I suspect some people have a similar problem with drought; many's the time I've noticed someone using it to describe conditions I'd associate with flooding. Maybe it's the initial "dr-" that links it to words like "drink" and "drown".
Ron Draney said:
To Martha's atavistic and Grant's upwards of I'll add my own personal vocabulary blind spot: dilate. It's always felt to me like it should mean exactly the opposite of what it does. I sense that I'm being influenced by such words as "diminish", "decay" and "deteriorate", where the initial "d" implies a feeling something "becoming less".

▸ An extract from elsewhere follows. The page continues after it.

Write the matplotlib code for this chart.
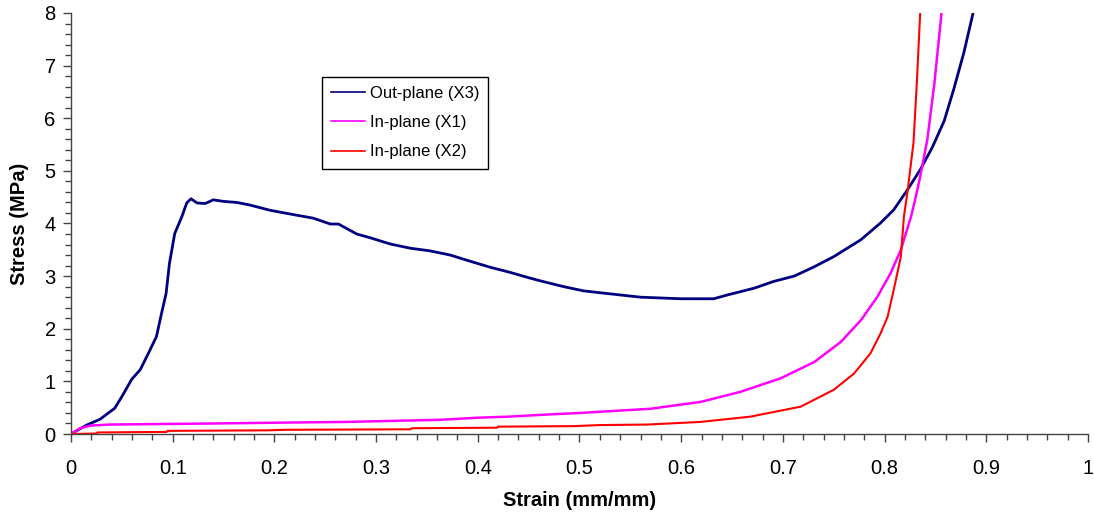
import matplotlib
matplotlib.use("Agg")
import matplotlib.pyplot as plt
from matplotlib.ticker import MultipleLocator

plt.rcParams['font.family'] = ['Liberation Sans', 'DejaVu Sans']

# Out-plane (X3)
x3_strain = [0, 0.008, 0.0154, 0.0285, 0.043, 0.050, 0.0597, 0.068, 0.076, 0.084, 0.089,
             0.0935, 0.0968, 0.102, 0.109, 0.1138, 0.118, 0.124, 0.132, 0.140, 0.150, 0.163,
             0.176, 0.196, 0.2156, 0.2385, 0.255, 0.263, 0.281, 0.294, 0.314, 0.3337, 0.353,
             0.373, 0.393, 0.412, 0.432, 0.450, 0.4616, 0.4845, 0.504, 0.527, 0.560, 0.5994,
             0.632, 0.645, 0.6716, 0.691, 0.711, 0.730, 0.750, 0.7766, 0.796, 0.809, 0.8225,
             0.835, 0.847, 0.8586, 0.868, 0.878, 0.887]
x3_stress = [0, 0.09, 0.17, 0.28, 0.49, 0.71, 1.04, 1.22, 1.53, 1.85, 2.29,
             2.67, 3.24, 3.81, 4.13, 4.39, 4.47, 4.39, 4.38, 4.45, 4.42, 4.40,
             4.35, 4.25, 4.18, 4.10, 3.99, 3.99, 3.80, 3.73, 3.61, 3.53, 3.48,
             3.40, 3.28, 3.17, 3.07, 2.97, 2.91, 2.80, 2.72, 2.67, 2.60, 2.57,
             2.57, 2.64, 2.77, 2.90, 3.00, 3.17, 3.37, 3.69, 4.01, 4.26, 4.64,
             5.02, 5.45, 5.95, 6.55, 7.25, 8.0]

# In-plane (X1)
x1_strain = [0, 0.009, 0.019, 0.038, 0.14, 0.20, 0.271, 0.363, 0.40, 0.43, 0.468, 0.50,
             0.535, 0.570, 0.619, 0.658, 0.698, 0.731, 0.757, 0.777, 0.793, 0.806, 0.816,
             0.826, 0.830, 0.835, 0.842, 0.849, 0.856]
x1_stress = [0, 0.11, 0.16, 0.18, 0.20, 0.215, 0.23, 0.27, 0.31, 0.33, 0.37, 0.40,
             0.44, 0.48, 0.61, 0.80, 1.06, 1.37, 1.75, 2.17, 2.61, 3.06, 3.50,
             4.13, 4.45, 4.89, 5.59, 6.67, 8.0]

# In-plane (X2)
x2_strain = [0, 0.025, 0.026, 0.094, 0.095, 0.193, 0.21, 0.334, 0.335, 0.419, 0.42, 0.494,
             0.52, 0.567, 0.619, 0.668, 0.7175, 0.750, 0.770, 0.786, 0.796, 0.803, 0.809,
             0.816, 0.819, 0.8225, 0.8284, 0.8317, 0.835]
x2_stress = [0, 0.01, 0.03, 0.04, 0.06, 0.07, 0.08, 0.09, 0.11, 0.12, 0.14, 0.15,
             0.17, 0.18, 0.23, 0.33, 0.52, 0.84, 1.15, 1.53, 1.91, 2.23, 2.74,
             3.37, 4.13, 4.6, 5.53, 6.67, 8.0]

fig = plt.figure(figsize=(10.94, 5.17), dpi=100)
ax = fig.add_axes([0.0649, 0.1605, 0.9296, 0.8144])

ax.plot(x3_strain, x3_stress, color='#000080', lw=2.0, label='Out-plane (X3)')
ax.plot(x1_strain, x1_stress, color='#FF00FF', lw=1.8, label='In-plane (X1)')
ax.plot(x2_strain, x2_stress, color='#FF0000', lw=1.5, label='In-plane (X2)')

ax.set_xlim(0, 1)
ax.set_ylim(0, 8)
ax.xaxis.set_major_locator(MultipleLocator(0.1))
ax.xaxis.set_minor_locator(MultipleLocator(0.02))
ax.yaxis.set_major_locator(MultipleLocator(1))
ax.yaxis.set_minor_locator(MultipleLocator(0.2))
ax.xaxis.set_major_formatter(plt.FuncFormatter(lambda v, p: '0' if abs(v) < 1e-9 else ('1' if abs(v - 1) < 1e-9 else f'{v:.1f}')))

for s in ['top', 'right']:
    ax.spines[s].set_visible(False)
for s in ['left', 'bottom']:
    ax.spines[s].set_color('#444444')
    ax.spines[s].set_linewidth(1.0)

ax.tick_params(which='major', direction='out', length=6, width=1, color='#444444',
               labelsize=14.5)
ax.tick_params(which='minor', direction='out', length=4, width=1, color='#444444')
ax.tick_params(axis='x', pad=12)
ax.tick_params(axis='y', pad=5)

ax.set_xlabel('Strain (mm/mm)', fontsize=14.5, fontweight='bold', labelpad=9)
ax.set_ylabel('Stress (MPa)', fontsize=14.5, fontweight='bold', labelpad=11)

leg = ax.legend(loc='upper left', bbox_to_anchor=(0.247, 0.848), fontsize=12,
                frameon=True, fancybox=False, edgecolor='black', framealpha=1,
                handlelength=2.0, handletextpad=0.3, borderpad=0.55, labelspacing=0.85,
                borderaxespad=0)
leg.get_frame().set_linewidth(1.0)
for line in leg.get_lines():
    line.set_linewidth(1.2)

fig.savefig('out.png', dpi=100)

Dilate was once a problem for me too. It is much less so now, but I cannot explain why except maybe by memorization.
Emmett

Ron Draney said:
I suspect some people have a similar problem with drought; many's the time I've noticed someone using it to describe conditions I'd associate with flooding. Maybe it's the initial "dr-" that links it to words like "drink" and "drown".
I suspect you're right about the "dr" start of the word. "Dilate" was never a problem for me, nor was "drought." "Draught" (as in beer) had me screwed up for awhile, until I saw it in print.
Where I see a lot of confusion and misuse is with "dearth" vs. "plethora." And that's a bit weird, since it's got the "d" starting it.

A unicycle has one wheel, a bicycle two, a tricycle three, a quadcycle four, etc. As a longtime League of American Bicyclist member, I am protective of cycling language; I'm ok with people riding unicycles or trikes but not with talk of "three-wheel bikes".
A cyclist could be riding a cycle with various numbers of wheels. Not the case with a bicyclist or triker.